Ronaldo rcmpersiano at gmail.com
Wed Jun 15 21:36:23 EDT 2016

Parkinbot wrote
> This is one of the typical pathological cases, not worth discussing much
> in programming context. You are both right, mathematically an empty set
> used as operand for Minkowski will "eat up" any other operand. 
> But in programming an operator is better defined and implemented to be as
> robust as possible.


I agree with Lucas. You may redefine Minkovsky as you like -giving another
name to it - but you should be prepared to unexpected discontinities and
different properties. Try this animation:

> minkowski() { 
>     cube(1); 
>     translate([1,1,1]) intersection() {
>        cube(1);
>        translate([-3*$t,-3*$t,-3*$t]) cube(1);
>     }
> }

Would you say the result is reasonable?

Minkowski of sets and translations are commutative operations.
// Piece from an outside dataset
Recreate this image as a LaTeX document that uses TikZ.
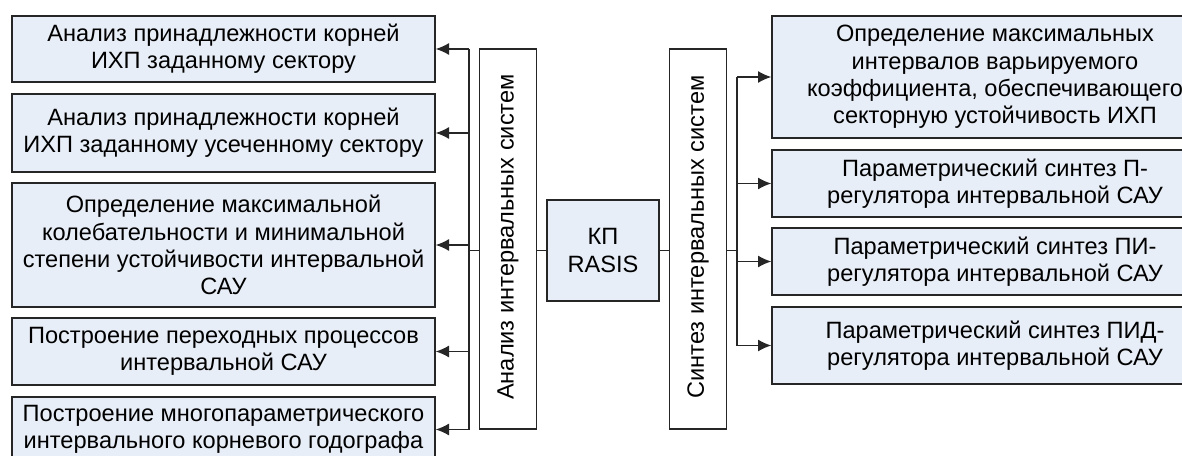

So:

    minkovski() { translate(p) A(); translate(q) B(); }

should be the same as;

    translate(p)  translate(q) minkovski() { A(); B(); }

However that doesn't hold with OpenSCAD minkowski() if some of the sets is
void. Test it with the above code.

Why would this

> minkowski(){}

throw an error? It should evaluate as void, the same as that

> minkowski(){
> cube[a,b,c]; 
> }; 

Parkinbot wrote
> Second, I would not want any shape evaluating to empty to eat up
> everthing.

Well, this happens with intersections, doesn't it?

Parkinbot wrote
> Imagine C() is not defined (missing library) and a warning is issued.
> Should the result then be empty? For what? For mathematical correctness?

Yes, it should as any undef logical expression evaluates as false. I don't
like this solution. They are both not robust. I would prefer a halt as doug
said. Do you think it is robust a system that keeps running after warning a
variable is unknown?

Anyway, robustness can't be granted with leniency.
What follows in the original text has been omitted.